アラウージョ:オーディションは行わず、メインキャラクターは全員こちらからオファーしました。オーディションは不健全な力関係を生んでしまうこともあり、もともと好きではないんです。特にこの作品の題材的にも、そういうキャスティングの方法は違うだろうと。それで色んな作品を見て、気になった俳優に長いメールを書き脚本を送りました。出演を決めてくれた俳優とミーティングしたときは、いろんな質問を受けましたね。彼女たちに演技のスキルがあるのはわかっていたので、あとは私を信頼してついてきてもらうこと、登場するキャラクターにコミットしてもらうこと、それを私は出来るだけサポートすることを伝えました。



『ソフト/クワイエット』© 2022 BLUMHOUSE PRODUCTIONS, LLC. All Rights Reserved.


Q:俳優からはどんな質問があったのでしょうか。


アラウージョ:「なぜこの映画を作りたいのか?」「この狂気じみた役をなぜ私ができると思ったのか?」「登場人物たちはなぜこんな酷い行為をするのか?」といった質問が多かったです。中には話しているうちに泣いてしまった人もいました。それくらいメンタル的に響いていたんですね。


Q:エミリーのキャラクター設定に「不妊に悩む女性」という要素を入れた理由を教えてください。 


アラウージョ:彼女を定義づけているのは伝統的な妻の形(トラッド・ワイフ)なんです。外で働くのは夫、家で子供を育てるのは妻と決めつけ、それしかないという考えの持ち主。
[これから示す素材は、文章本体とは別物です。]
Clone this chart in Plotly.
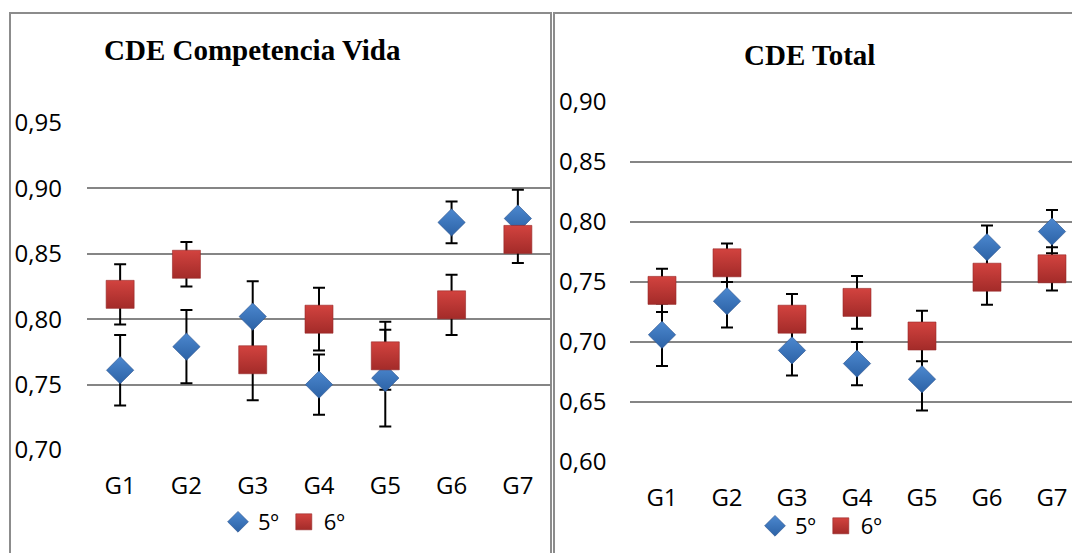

そんな彼女にとっての最悪なシナリオは、子供が待てないこと。それはつまり自分のジェンダーの役割を果たせないということなんです。だからこそ自分自身に対して怒りとフラストレーションが溜まり、この暴力的な行為につながっていくのです。


Q:なぜ全編ワンカットで撮り上げたのですか。 


アラウージョ:テンションが上がり続ける息もつかせぬ作品にしたかったからです。一瞬でもリラックスしてしまうと、緊張が解けてしまうんです。例えば画面の中で新しいものを見せてしまうと、人間の脳はそれを理解しようとして、それまでの感情がリセットされてしまう。今回はそういう瞬間を作りたくなかった。いろんな感情が溢れて膨らみ、それによってテンションがどんどん張り詰めていく作品にしたかったのです。